Friday, April 20, 2012

Art Imitates Life




Alvy Singer (Woody Allen): Sun is bad for you. Everything our parents said was good is bad. Sun, milk, red meat ... college.

When Woody Allen's name is mentioned, the listener probably thinks of many things.
  • A successful career directing movies and occasionally appearing in them;

  • a successful career prior to that as a Broadway playwright and a TV writer;

  • his somewhat soap operatic private life.

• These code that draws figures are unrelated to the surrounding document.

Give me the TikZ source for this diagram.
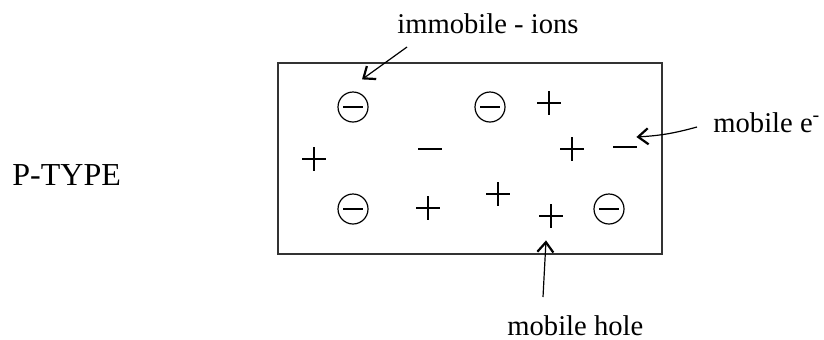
\documentclass[tikz,border=0pt]{standalone}
\usepackage{fontspec}
\setmainfont{Liberation Serif}
\usepackage{tikz}
\usetikzlibrary{arrows.meta, calc}

\tikzset{
  ion/.style={circle, draw, line width=0.6pt, minimum size=15pt, inner sep=0pt,
    path picture={\draw[line width=0.6pt] ($(path picture bounding box.center)+(-10,0)$) -- ++(20,0);}},
  hole/.style={minimum size=12pt, inner sep=0pt,
    path picture={\draw[line width=0.6pt] (path picture bounding box.west) -- (path picture bounding box.east)
      (path picture bounding box.north) -- (path picture bounding box.south);}},
  electron/.style={minimum width=12pt, minimum height=2pt, inner sep=0pt,
    path picture={\draw[line width=0.6pt] (path picture bounding box.west) -- (path picture bounding box.east);}},
  pointer/.style={line width=0.6pt, -{Straight Barb[length=5pt,width=8pt,line width=1.1pt]}},
  lbl/.style={anchor=base west, inner sep=0pt, font=\fontsize{14.3}{17}\selectfont}
}

\begin{document}
\begin{tikzpicture}[x=0.5pt, y=-0.5pt]
  \useasboundingbox (0,0) rectangle (824,339);

  %% crystal block
  \draw[line width=1pt, black!80] (278,63) rectangle (662,254);
  \node[anchor=base west, inner sep=0pt, font=\fontsize{16}{19}\selectfont] (ptype) at (12,185) {P-TYPE};

  %% fixed ions
  \node[ion] (ion1) at (353,107) {};
  \node[ion] (ion2) at (490,107) {};
  \node[ion] (ion3) at (353,209) {};
  \node[ion] (ion4) at (609,209) {};

  %% holes
  \node[hole] (h1) at (549,103) {};
  \node[hole] (h2) at (314,159) {};
  \node[hole] (h3) at (572,149) {};
  \node[hole] (h4) at (428,208) {};
  \node[hole] (h5) at (498,194) {};
  \node[hole] (h6) at (551,216) {};

  %% free electrons
  \node[electron] (e1) at (430,149) {};
  \node[electron] (e2) at (625,147) {};

  %% labels and pointers
  \node[lbl] (lions) at (397,33) {immobile - ions};
  \node[lbl] (lelec) at (713,132) {mobile e\textsuperscript{-}};
  \node[lbl] (lhole) at (507,335) {mobile hole};

  \coordinate (ions tail) at (407,47);
  \coordinate (elec tail) at (697,127);
  \coordinate (hole tail) at (543,297);

  \draw[pointer] (ions tail) -- ($(ion1.north)+(9,-12)$);
  \draw[pointer] (elec tail) to[bend left=6] ($(e2.east)+(-1,-10)$);
  \draw[pointer] (hole tail) -- ($(h6.south)+(-5,12)$);
\end{tikzpicture}
\end{document}
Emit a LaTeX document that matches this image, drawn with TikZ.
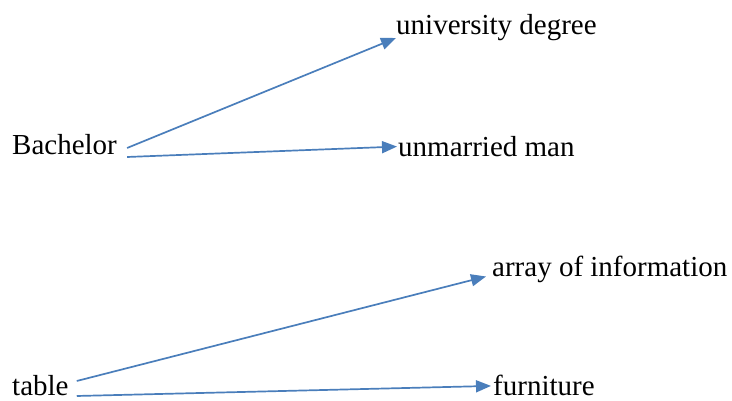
\documentclass[tikz,border=0pt]{standalone}
\usepackage{fontspec}
\setmainfont{Liberation Serif}
\usepackage{tikz}
\usetikzlibrary{arrows.meta}
\definecolor{ink}{HTML}{000000}
\definecolor{steel}{HTML}{4A7EBB}

\begin{document}
\begin{tikzpicture}[x=1pt,y=1pt,font=\fontsize{29}{31}\selectfont,
   word/.style={inner sep=0pt,anchor=base west,text=ink},
   flow/.style={-{Triangle[length=15pt,width=12pt]},draw=steel,line width=1.7pt}]
 \useasboundingbox (0,0) rectangle (732,401);
 % first word and its two senses
 \node[word] (bach) at (12,246) {Bachelor};
 \node[word] (degree) at (396,366) {university degree};
 \node[word] (man) at (398,244.5) {unmarried man};
 % second word and its two senses
 \node[word] (tbl) at (12,5) {table};
 \node[word] (info) at (492,124.5) {array of information};
 \node[word] (furn) at (493,5) {furniture};
 \draw[flow] ([shift={(10pt,7pt)}]bach.base east) -- ([yshift=-3pt]degree.base west);
 \draw[flow] ([shift={(10pt,-2pt)}]bach.base east) -- ([xshift=-1pt]man.west);
 \draw[flow] ([shift={(8pt,15pt)}]tbl.base east) -- ([xshift=-6pt]info.base west);
 \draw[flow] ([shift={(8pt,0pt)}]tbl.base east) -- ([xshift=-2pt]furn.west);
\end{tikzpicture}
\end{document}
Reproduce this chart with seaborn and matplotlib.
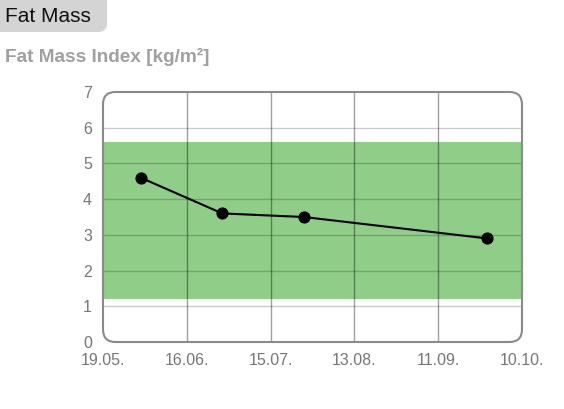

  • I know I think of many things when I hear Allen's name.
    But the thought that comes immediately to mind for me — and, I suspect, for many others — is of "Annie Hall," the movie that premiered 35 years ago today.
    I owe that, I suppose, to the fact that I was in the throes of my first real love when "Annie Hall" was making the theatrical rounds. Karen and I saw most of the movies that came out that year — the good, the bad and the ugly.
    Going to a movie was about the only way I could figure to get time alone with her so we went to see anything and everything. The really special movies stood out, of course, but there's no doubt that we saw some real dogs that year, too.
    "Annie Hall" was no dog. It wound up winning the Oscar for Best Picture, and Allen was named Best Director, although he wasn't there to accept the award. Instead, he was playing clarinet with his buddies in a jazz band in Manhattan, as he always did on Monday nights.
    I don't know how such a thing would be received today. In the late 1970s, it was seen as delightfully quirky. Of course, that was in the days before Allen's very public legal wrangling with longtime partner Mia Farrow — and the revelation of Allen's (in the words of a judge) "grossly inappropriate" relationship with her adopted daughter.
    I suspect the reaction would have been much less tolerant if Allen had made that film 15 years later.
    When"Annie Hall" hit the theaters, Karen and I hadn't started dating yet. That came along a couple of months later. But 1977 was a different time. Hit movies routinely spent several months in theaters. Video recorders weren't unheard of in private homes, but they were extremely rare so there was no rush for theaters to get rid of one movie to bring in another one, especially one as popular as "Annie Hall."
    Made on a $4 million budget, it made more than $38 million at the box office.
    My memory is that Karen and I saw that movie in the summer. We saw a lot of movies that summer. I think her father recommended it to us. He was (and, I assume, still is) a big fan of Woody Allen.
    I am, too, I guess, although I haven't seen all the movies he's made in the last 20 years. But, at the time that Karen and I were dating, I had seen most of his early movies, and I loved 'em all.
    "Annie Hall" had a similar sense of humor, but it was different from those earlier efforts, too. It was humorous like the others, but the humor was much more autobiographical, much more personal. I was at a time in my life when I appreciated personal irony and self–deprecating humor, and "Annie Hall" was loaded with both.
    That was obvious from the opening monologue, in which Allen looked into the camera, spoke directly to the viewers and said, "Two elderly women are at a Catskill mountain resort, and one of 'em says, 'Boy, the food at this place is really terrible.' The other one says, 'Yeah, I know; and such small portions.' "
    (I laughed so hard at that I almost missed the next joke.)
    "Well, that's essentially how I feel about life — full of loneliness and misery and suffering and unhappiness, and it's all over much too quickly. The other important joke for me is one that's usually attributed to Groucho Marx; but, I think it appears originally in Freud's Wit and Its Relation to the Unconscious, and it goes like this — I'm paraphrasing — 'I would never want to belong to any club that would have someone like me for a member.' "
    Those were, Allen told the viewers, the jokes that had the most relevance to his adult life.
    I saw "Annie Hall" on the big screen twice, and it occurred to me, as I was watching it for the second time, that sometimes his brand of humor — and his deadpan delivery — went right over most people's heads.
    In his earlier movies, he could write pure slapstick and get away with it, but "Annie Hall" was much more cerebral. It was a thinking man's kind of humor.

    It still makes people think after 35 years. I guess that's the best compliment that can be paid to a film.